There are some wonderful scenes in Hollywoodland - Reeves’ discomfort when hecklers disrupt a screening of From Here to Eternity, or the flash of panic in his eyes when The Man of Steel is confronted with a real gun - but they all occur when Affleck and Lane are on screen, leaving the picture feeling fatally lopsided. Nothing in the Louis Simo story ever threatens to grab the viewer in the same way; it’s not that it’s bad - there’s certainly a bit of fun to had as Simo charms and finagle his way through the investigation - it’s just that it never really seems to serve any purpose. While the George Reeves story has a definite and quite involving arc, the lack of resolution to Simo’s narrative leads the film in ever decreasing circles, and it doesn’t help that many of the situations the detective finds himself in feel clichéd and unimaginative. Brody can be a fine actor, and he’s well suited to the role of the cocky Simo, but his character is sketchily written, and the time spent on his relationship with his ex-wife and son feels like time wasted.
The difference in quality between the two halves of Hollywoodland is exacerbated by the fact that Coulter gives more screen time to the Simo narrative than the Reeves one, which means the two most interesting characters in the film are pushed into the margins. I’m not sure Affleck’s acting chops would have stretched to carrying a full-on George Reeves biopic, but I wish Coulter had at least shifted the balance of the picture the other way, and minimised the amount of time spent with Brody’s private eye. But nothing ever really coheres in this disjointed affair, and at times the Simo and Reeves segments could be completely different movies. Coulter sloppily allows a number of scenes to run on longer than they need to, and the end result is an irritating patchwork in which the standout moments are too scattered and disconnected to have any lasting impact.

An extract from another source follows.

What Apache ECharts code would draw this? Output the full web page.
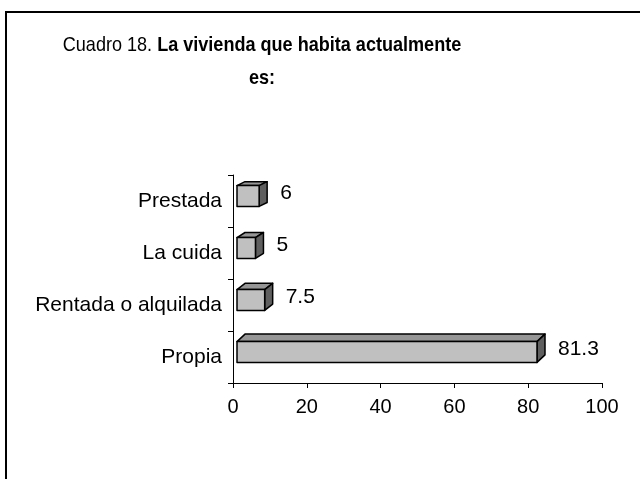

It seems Hollywood just doesn’t seem to know what to do with Superman these days. After Bryan Singer made a laudable but massively flawed attempt to bring the character back to the silver screen earlier this year, Hollywoodland is a similarly unwieldy offering; another picture which overreaches itself and displays feet of clay when it really counts. While George Reeves’ life ended with the bang of a gun, Coulter’s picture ends with a whimper. Simo considers the various suicide/murder theories in the final third, but the film refuses to show any conviction in settling on a scenario, and Coulter allows the story to drag itself to a deflating climax. Ultimately, Hollywoodland leaves us none the wiser about the way George Reeves departed this life, and it only occasionally sheds light on who he was when he was alive. You’ve got to feel pretty sorry for the guy - four decades after his death, and he doesn’t even get to be the lead in his own life story.